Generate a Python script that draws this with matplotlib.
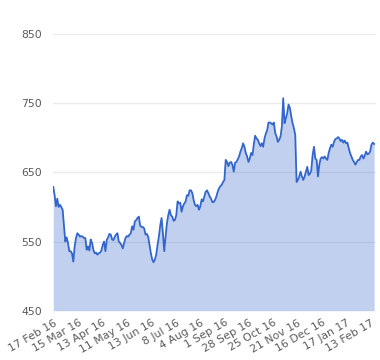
import matplotlib
matplotlib.use("Agg")
import matplotlib.pyplot as plt
import numpy as np

tick_labels = ["17 Feb 16", "15 Mar 16", "13 Apr 16", "11 May 16", "13 Jun 16",
               "8 Jul 16", "4 Aug 16", "1 Sep 16", "28 Sep 16", "25 Oct 16",
               "21 Nov 16", "16 Dec 16", "17 Jan 17", "13 Feb 17"]

# Feb 16 - Jul 16
prices_h1 = [629, 617, 601, 612, 600, 603, 600, 596, 572, 550, 556, 548, 536, 536,
             533, 521, 543, 555, 562, 560, 557, 558, 557, 555, 555, 538, 543, 537,
             553, 548, 538, 533, 534, 531, 533, 534, 537, 545, 550, 536, 552, 556,
             561, 560, 553, 552, 557, 560, 562, 550, 548, 545, 540, 548, 555, 558,
             557, 560, 562, 572, 567, 579, 581, 584, 586, 573, 571, 571, 569, 560,
             561, 557, 545, 533, 524, 520, 524, 531, 545, 557, 573, 584, 562, 536,
             557, 576, 588, 596, 588, 586, 580, 581, 588, 608, 605, 606, 593, 601,
             605, 608, 617, 616, 624, 624, 620, 610, 603, 601, 603, 596, 601, 611,
             608, 615, 622, 624, 620, 615, 612]

# Aug 16 - Feb 17
prices_h2 = [607, 607, 610, 615, 622, 627, 630, 632, 636, 639, 668, 665, 659, 664,
             665, 661, 651, 664, 665, 669, 673, 680, 685, 692, 687, 678, 673, 665,
             670, 678, 675, 690, 703, 699, 697, 692, 688, 692, 687, 699, 706, 711,
             722, 722, 721, 719, 722, 707, 702, 694, 697, 702, 716, 757, 721, 728,
             736, 748, 743, 731, 721, 714, 704, 636, 639, 644, 651, 644, 639, 644,
             651, 658, 646, 648, 653, 675, 687, 670, 668, 644, 661, 670, 672, 670,
             673, 670, 668, 678, 685, 690, 687, 694, 698, 699, 701, 699, 695, 697,
             693, 696, 692, 693, 685, 678, 673, 668, 665, 661, 665, 668, 668, 673,
             675, 670, 674, 680, 676, 677, 680, 690, 693, 691]

prices = np.array(prices_h1 + prices_h2)
x = np.arange(len(prices))

fig = plt.figure(figsize=(3.8, 3.6), dpi=100)
ax = fig.add_axes([53 / 380, 1 - 310.7 / 360, 323 / 380, (310.7 - 34) / 360])

blue = "#3366cc"
ax.fill_between(x, prices, 450, color=blue, alpha=0.3, linewidth=0)
ax.plot(x, prices, color=blue, linewidth=1.3)

ax.set_ylim(450, 850)
ax.set_xlim(-0.2, 241.4)
ax.set_yticks([450, 550, 650, 750, 850])
ax.grid(axis="y", color="#ebebeb", linewidth=1)
ax.set_axisbelow(True)

ax.set_xticks(np.linspace(0.5, 237.7, len(tick_labels)))
ax.set_xticklabels(tick_labels, rotation=30, ha="right", va="top",
                   rotation_mode="anchor", fontsize=7.8, color="#5a5a5a")
ax.tick_params(axis="x", length=0, pad=5)
ax.tick_params(axis="y", length=0, pad=8, labelsize=7.8, labelcolor="#5a5a5a")
for s in ax.spines.values():
    s.set_visible(False)

fig.savefig("out.png", dpi=100)
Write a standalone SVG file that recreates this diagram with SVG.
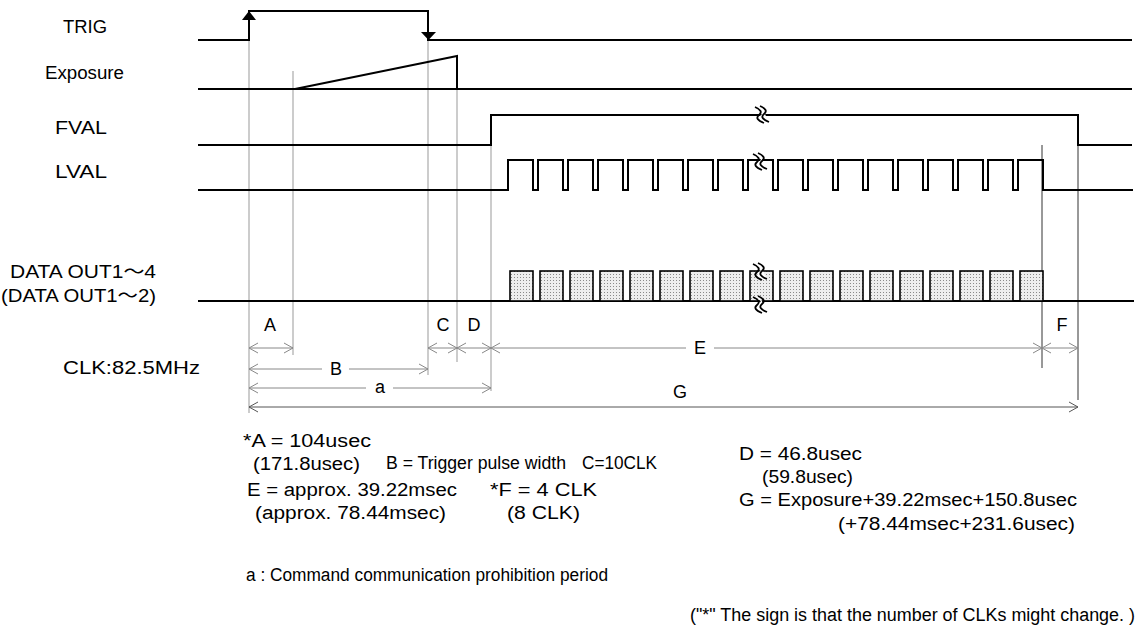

• • •

# Problem to solve
Write out each line again precisely as it appears, skipping every picture.

# Solution for this problem
Generate a Python script that draws this with matplotlib.
import matplotlib
matplotlib.use("Agg")
import matplotlib.pyplot as plt
import numpy as np

tick_labels = ["17 Feb 16", "15 Mar 16", "13 Apr 16", "11 May 16", "13 Jun 16",
               "8 Jul 16", "4 Aug 16", "1 Sep 16", "28 Sep 16", "25 Oct 16",
               "21 Nov 16", "16 Dec 16", "17 Jan 17", "13 Feb 17"]

# Feb 16 - Jul 16
prices_h1 = [629, 617, 601, 612, 600, 603, 600, 596, 572, 550, 556, 548, 536, 536,
             533, 521, 543, 555, 562, 560, 557, 558, 557, 555, 555, 538, 543, 537,
             553, 548, 538, 533, 534, 531, 533, 534, 537, 545, 550, 536, 552, 556,
             561, 560, 553, 552, 557, 560, 562, 550, 548, 545, 540, 548, 555, 558,
             557, 560, 562, 572, 567, 579, 581, 584, 586, 573, 571, 571, 569, 560,
             561, 557, 545, 533, 524, 520, 524, 531, 545, 557, 573, 584, 562, 536,
             557, 576, 588, 596, 588, 586, 580, 581, 588, 608, 605, 606, 593, 601,
             605, 608, 617, 616, 624, 624, 620, 610, 603, 601, 603, 596, 601, 611,
             608, 615, 622, 624, 620, 615, 612]

# Aug 16 - Feb 17
prices_h2 = [607, 607, 610, 615, 622, 627, 630, 632, 636, 639, 668, 665, 659, 664,
             665, 661, 651, 664, 665, 669, 673, 680, 685, 692, 687, 678, 673, 665,
             670, 678, 675, 690, 703, 699, 697, 692, 688, 692, 687, 699, 706, 711,
             722, 722, 721, 719, 722, 707, 702, 694, 697, 702, 716, 757, 721, 728,
             736, 748, 743, 731, 721, 714, 704, 636, 639, 644, 651, 644, 639, 644,
             651, 658, 646, 648, 653, 675, 687, 670, 668, 644, 661, 670, 672, 670,
             673, 670, 668, 678, 685, 690, 687, 694, 698, 699, 701, 699, 695, 697,
             693, 696, 692, 693, 685, 678, 673, 668, 665, 661, 665, 668, 668, 673,
             675, 670, 674, 680, 676, 677, 680, 690, 693, 691]

prices = np.array(prices_h1 + prices_h2)
x = np.arange(len(prices))

fig = plt.figure(figsize=(3.8, 3.6), dpi=100)
ax = fig.add_axes([53 / 380, 1 - 310.7 / 360, 323 / 380, (310.7 - 34) / 360])

blue = "#3366cc"
ax.fill_between(x, prices, 450, color=blue, alpha=0.3, linewidth=0)
ax.plot(x, prices, color=blue, linewidth=1.3)

ax.set_ylim(450, 850)
ax.set_xlim(-0.2, 241.4)
ax.set_yticks([450, 550, 650, 750, 850])
ax.grid(axis="y", color="#ebebeb", linewidth=1)
ax.set_axisbelow(True)

ax.set_xticks(np.linspace(0.5, 237.7, len(tick_labels)))
ax.set_xticklabels(tick_labels, rotation=30, ha="right", va="top",
                   rotation_mode="anchor", fontsize=7.8, color="#5a5a5a")
ax.tick_params(axis="x", length=0, pad=5)
ax.tick_params(axis="y", length=0, pad=8, labelsize=7.8, labelcolor="#5a5a5a")
for s in ax.spines.values():
    s.set_visible(False)

fig.savefig("out.png", dpi=100)
Write a standalone SVG file that recreates this diagram with SVG.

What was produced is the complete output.